Committed to PEOPLE'S RIGHT TO KNOW
Vol. 5 Num 806 Fri. September 01, 2006  
   
Front Page


Telecom Secy hid deal irregularities
Huawei's optical fibre, VoIP schemes under question


The telecommunication secretary had misled the government by not revealing gross irregularities in the two deals that were slipped through the cabinet purchase committee on August 21. These controversially structured multimillion dollars deals with Huawei Technology of China now await the prime minister's approval.

One of them is a $3.5 million contract to deploy an optical fibre transmission link between Dhaka and Rajshahi. The planning ministry's Central Procurement Technical Unit (CPTU) had repeatedly alerted the telecoms secretary that Huawei has "created the opportunity to influence the decision" in its favour by hosting overseas trips for the officials who evaluated this bid.

CPTU in letters to the secretary in March, April and June this year has labelled the Huawei-funded foreign trips as "conflict of interest". It has asked him to cancel Huawei's bid for 'corrupt practices' and blacklist the company according to regulation 15 of the Public Procurement Regulation 2003.

The purchase proposal that the telecoms secretary has signed, however, mentions nothing about the consecutive warnings. Therefore, the uninformed cabinet purchase committee stamped this deal in favour of Huawei and passed it over for the PM's nod.

The telecoms ministry has similarly misled the cabinet purchase committee and had $3.6 million VoIP platform procurement deal, again for Huawei, approved. Whereas, on July 7 the CPTU asked the telecoms secretary to suspend processing Huawei's bid until the planning ministry's review panel decides its fate.

Subsequently, on July 24 the review panel informed the telecoms secretary that Huawei's bid was evaluated without imposing 50 penalty points for "material deviation". The panel has also found all bidders being disqualified in this tender and, therefore, it recommended re-tendering.

Although the telecoms secretary has brushed aside this directive, the BTTB has, however, decided to be compliant.
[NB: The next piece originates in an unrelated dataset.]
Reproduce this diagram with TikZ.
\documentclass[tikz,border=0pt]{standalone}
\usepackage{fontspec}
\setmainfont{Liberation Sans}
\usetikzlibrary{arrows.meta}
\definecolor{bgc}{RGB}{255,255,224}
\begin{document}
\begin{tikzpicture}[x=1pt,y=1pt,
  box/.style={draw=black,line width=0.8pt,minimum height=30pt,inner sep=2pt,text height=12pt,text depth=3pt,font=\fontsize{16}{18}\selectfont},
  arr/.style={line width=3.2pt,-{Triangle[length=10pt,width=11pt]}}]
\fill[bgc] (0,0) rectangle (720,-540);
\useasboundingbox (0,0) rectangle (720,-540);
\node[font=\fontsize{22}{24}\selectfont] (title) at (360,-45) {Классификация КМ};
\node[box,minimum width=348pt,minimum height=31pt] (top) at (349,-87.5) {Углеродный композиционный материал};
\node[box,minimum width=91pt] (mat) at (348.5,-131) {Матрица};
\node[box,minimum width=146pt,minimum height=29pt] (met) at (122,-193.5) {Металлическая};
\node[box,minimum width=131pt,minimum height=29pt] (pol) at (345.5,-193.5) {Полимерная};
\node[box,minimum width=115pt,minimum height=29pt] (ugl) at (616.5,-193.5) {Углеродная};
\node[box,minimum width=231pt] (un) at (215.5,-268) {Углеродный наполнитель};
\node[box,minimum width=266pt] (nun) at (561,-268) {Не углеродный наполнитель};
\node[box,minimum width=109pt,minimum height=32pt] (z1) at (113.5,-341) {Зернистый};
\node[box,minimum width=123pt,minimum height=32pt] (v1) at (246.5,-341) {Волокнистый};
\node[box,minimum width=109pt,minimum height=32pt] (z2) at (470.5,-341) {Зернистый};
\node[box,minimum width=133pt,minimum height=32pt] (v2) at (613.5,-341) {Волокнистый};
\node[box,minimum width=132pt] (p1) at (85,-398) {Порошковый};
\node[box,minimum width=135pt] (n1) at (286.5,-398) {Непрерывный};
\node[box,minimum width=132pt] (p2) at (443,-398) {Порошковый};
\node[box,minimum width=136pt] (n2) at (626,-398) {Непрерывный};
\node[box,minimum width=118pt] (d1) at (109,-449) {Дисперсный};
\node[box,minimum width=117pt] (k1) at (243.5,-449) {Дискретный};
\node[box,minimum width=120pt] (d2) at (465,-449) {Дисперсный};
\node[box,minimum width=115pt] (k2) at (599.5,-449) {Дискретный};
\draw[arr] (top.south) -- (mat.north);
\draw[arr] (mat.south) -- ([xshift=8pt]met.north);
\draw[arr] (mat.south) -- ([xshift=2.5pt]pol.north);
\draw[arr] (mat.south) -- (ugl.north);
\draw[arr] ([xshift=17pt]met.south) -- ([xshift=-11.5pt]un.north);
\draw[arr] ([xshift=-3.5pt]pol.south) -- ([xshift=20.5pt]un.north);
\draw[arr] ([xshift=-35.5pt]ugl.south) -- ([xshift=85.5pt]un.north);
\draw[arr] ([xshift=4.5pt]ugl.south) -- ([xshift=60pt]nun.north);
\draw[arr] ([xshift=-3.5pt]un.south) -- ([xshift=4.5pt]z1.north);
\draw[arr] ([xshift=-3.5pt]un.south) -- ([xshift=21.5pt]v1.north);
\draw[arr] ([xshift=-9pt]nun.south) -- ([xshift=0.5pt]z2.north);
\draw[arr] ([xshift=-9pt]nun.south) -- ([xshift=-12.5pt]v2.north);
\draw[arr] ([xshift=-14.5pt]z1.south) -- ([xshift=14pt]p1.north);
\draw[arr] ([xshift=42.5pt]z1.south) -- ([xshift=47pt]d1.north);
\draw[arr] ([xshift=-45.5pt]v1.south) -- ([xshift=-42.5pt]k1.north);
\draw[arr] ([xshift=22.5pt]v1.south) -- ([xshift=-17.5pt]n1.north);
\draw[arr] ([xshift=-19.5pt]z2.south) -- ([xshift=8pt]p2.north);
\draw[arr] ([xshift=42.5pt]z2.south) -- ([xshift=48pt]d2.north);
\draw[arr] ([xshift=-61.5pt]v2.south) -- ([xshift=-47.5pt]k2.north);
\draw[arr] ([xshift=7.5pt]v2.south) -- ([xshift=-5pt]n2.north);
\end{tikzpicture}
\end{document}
On August 15, the BTTB sought the telecoms secretary's administrative approval to re-tender the VoIP platform supply project, as suggested by the planning ministry's review panel.

Instead of responding to BTTB's plea, the telecoms secretary processed the VoIP platform purchase proposal hiding Huawei's shortcomings and the cabinet purchase committee has approved it too.
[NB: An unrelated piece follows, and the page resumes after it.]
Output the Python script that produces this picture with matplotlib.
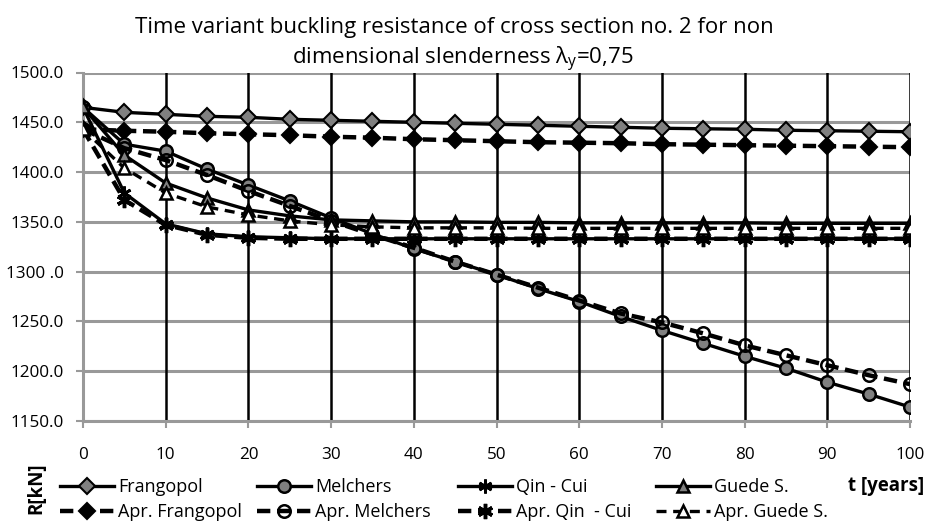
import matplotlib
matplotlib.use("Agg")
import matplotlib.pyplot as plt
import numpy as np

plt.rcParams['font.family'] = ['Open Sans', 'DejaVu Sans']
plt.rcParams['mathtext.fontset'] = 'custom'
plt.rcParams['mathtext.rm'] = 'Open Sans'
plt.rcParams['mathtext.it'] = 'Open Sans:italic'

t = [0, 5, 10, 15, 20, 25, 30, 35, 40, 45, 50, 55, 60, 65, 70, 75, 80, 85, 90, 95, 100]

frangopol = [1465, 1460, 1458, 1456, 1455, 1453, 1452, 1451, 1450, 1449, 1448, 1447, 1446, 1445, 1444, 1443.5, 1443, 1442, 1441.5, 1441, 1440.5]
apr_frangopol = [1443, 1441.5, 1440.5, 1439, 1438, 1437, 1435.5, 1434.5, 1433, 1432, 1431, 1430, 1429.5, 1429, 1428, 1427.5, 1427, 1426.5, 1426, 1425.5, 1425]
melchers = [1465, 1428, 1421, 1403, 1387, 1371, 1354, 1338, 1323, 1310, 1297, 1283, 1270, 1255, 1241, 1228, 1215, 1203, 1189, 1177, 1164]
apr_melchers = [1443, 1424, 1412, 1397, 1381, 1366, 1351, 1337, 1324, 1310, 1297, 1284, 1271, 1258, 1249, 1238, 1226, 1216, 1206, 1196, 1187]
qin_cui = [1465, 1379, 1348, 1338, 1335, 1334, 1333, 1333, 1333, 1333, 1333, 1333, 1333, 1333, 1333, 1333, 1333, 1333, 1333, 1333, 1333]
apr_qin_cui = [1443, 1372, 1347, 1337, 1334, 1333, 1333, 1333, 1333, 1333, 1333, 1333, 1333, 1333, 1333, 1333, 1333, 1333, 1333, 1333, 1333]
guede = [1465, 1417, 1389, 1374, 1362, 1356, 1352, 1351, 1350, 1350, 1349.5, 1349.5, 1349, 1349, 1349, 1349, 1349, 1348.5, 1348.5, 1348.5, 1348.5]
apr_guede = [1443, 1404, 1379, 1365, 1357, 1351, 1347, 1345, 1344, 1344, 1344, 1343.5, 1343.5, 1343.5, 1343.5, 1343.5, 1343.5, 1343.5, 1343.5, 1343.5, 1343.5]

y_ticks = [1150, 1200, 1250, 1300, 1350, 1400, 1450, 1500]
y_tick_labels = ["1150.0", "1200.0", "1250.0", "1300 .0", "1350.0", "1400.0", "1450.0", "1500.0"]
x_ticks = [0, 10, 20, 30, 40, 50, 60, 70, 80, 90, 100]

W, H = 928, 523
fig = plt.figure(figsize=(W/100, H/100), dpi=100)
ax = fig.add_axes([83/W, 1-421/H, (910-83)/W, (421-72.5)/H])

mgray = '#808080'
grid_gray = '#999999'

for yv in y_ticks:
    ax.axhline(yv, color=grid_gray, lw=2.2, zorder=0)
for xv in x_ticks[1:]:
    ax.axvline(xv, color='black', lw=1.8, zorder=0.5)

dash = (0, (3, 1.5))
series = [
    (frangopol, 'Frangopol', dict(ls='-', lw=2.4, marker='D', mfc=mgray, mec='black', mew=1.5, ms=8)),
    (apr_frangopol, 'Apr. Frangopol', dict(ls=dash, lw=3.2, marker='D', mfc='black', mec='black', mew=1.5, ms=8)),
    (melchers, 'Melchers', dict(ls='-', lw=2.4, marker='o', mfc=mgray, mec='black', mew=1.8, ms=9)),
    (apr_melchers, 'Apr. Melchers', dict(ls=dash, lw=3.2, marker='o', mfc='none', mec='black', mew=1.8, ms=9)),
    (qin_cui, 'Qin - Cui', dict(ls='-', lw=2.4, marker=(6, 2, 0), mfc='black', mec='black', mew=2.0, ms=10)),
    (apr_qin_cui, 'Apr. Qin  - Cui', dict(ls=dash, lw=3.2, marker=(6, 2, 0), mfc='black', mec='black', mew=2.5, ms=11)),
    (guede, 'Guede S.', dict(ls='-', lw=2.4, marker='^', mfc=mgray, mec='black', mew=1.8, ms=9)),
    (apr_guede, 'Apr. Guede S.', dict(ls=(0, (3, 2)), lw=2.4, marker='^', mfc='white', mec='black', mew=1.8, ms=9)),
]
handles = {}
for data, label, kw in series:
    h, = ax.plot(t, data, color='black', label=label, zorder=3, **kw)
    handles[label] = h

ax.set_xlim(0, 100)
ax.set_ylim(1150, 1500)
ax.set_yticks(y_ticks)
ax.set_yticklabels(y_tick_labels)
ax.set_xticks(x_ticks)
ax.tick_params(axis='both', colors=grid_gray, length=5, width=1.5, labelcolor='black', labelsize=12.3)
ax.tick_params(axis='x', pad=14)
ax.tick_params(axis='y', pad=9)
for s in ['top', 'right']:
    ax.spines[s].set_visible(False)
for s in ['left', 'bottom']:
    ax.spines[s].set_color(grid_gray)
    ax.spines[s].set_linewidth(2.2)

fig.text(454/W, 1-27/H, "Time variant buckling resistance of cross section no. 2 for non",
         fontsize=16, ha='center', va='center')
fig.text(463/W, 1-59/H, r"dimensional slenderness $\mathrm{λ}_{\mathrm{y}}$=0,75",
         fontsize=16, ha='center', va='center')

columns = [('Frangopol', 'Apr. Frangopol', 60),
           ('Melchers', 'Apr. Melchers', 257),
           ('Qin - Cui', 'Apr. Qin  - Cui', 458),
           ('Guede S.', 'Apr. Guede S.', 656)]
for a, b, x0 in columns:
    fig.legend([handles[a], handles[b]], [a, b], loc='upper left',
               bbox_to_anchor=(x0/W, 1-478/H), frameon=False, fontsize=13,
               handlelength=3.0, handletextpad=0.2, labelspacing=0.38,
               borderaxespad=0, borderpad=0)

fig.text(36/W, 1-488/H, "R[kN]", rotation=90, fontsize=13.5, fontweight='bold',
         ha='center', va='center')
fig.text(886/W, 1-486/H, "t [years]", fontsize=13.5, fontweight='bold',
         ha='center', va='center')

fig.savefig("out.png", dpi=100)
"Both the deals are perfect recipe for anti-corruption prosecution, but we are safe since the telecoms ministry has unilaterally handled them," said a BTTB high official requesting anonymity. He alleges the cabinet purchase committee could have rejected these deals if the telecoms secretary would have presented the planning ministry's reservations.

Telecoms Secretary AKM Shamsuddin, however, pleads not guilty and claims to have 'verbally' informed the cabinet purchase committee about the CPTU's reservations on these two deals with Huawei. "I could not present the CPTU's remarks in writing as they came after processing the purchase proposals," he said.

The telecoms secretary, however, could not clarify why he did not send supplementary notes stating the CPTU's remarks afterwards. "I was extremely busy with various issues since I am retiring soon," he said.

Sources said the telecoms minister has recently strongly recommended for an extension of Shamsuddin's service. The matter is now waiting for the prime minister's assent.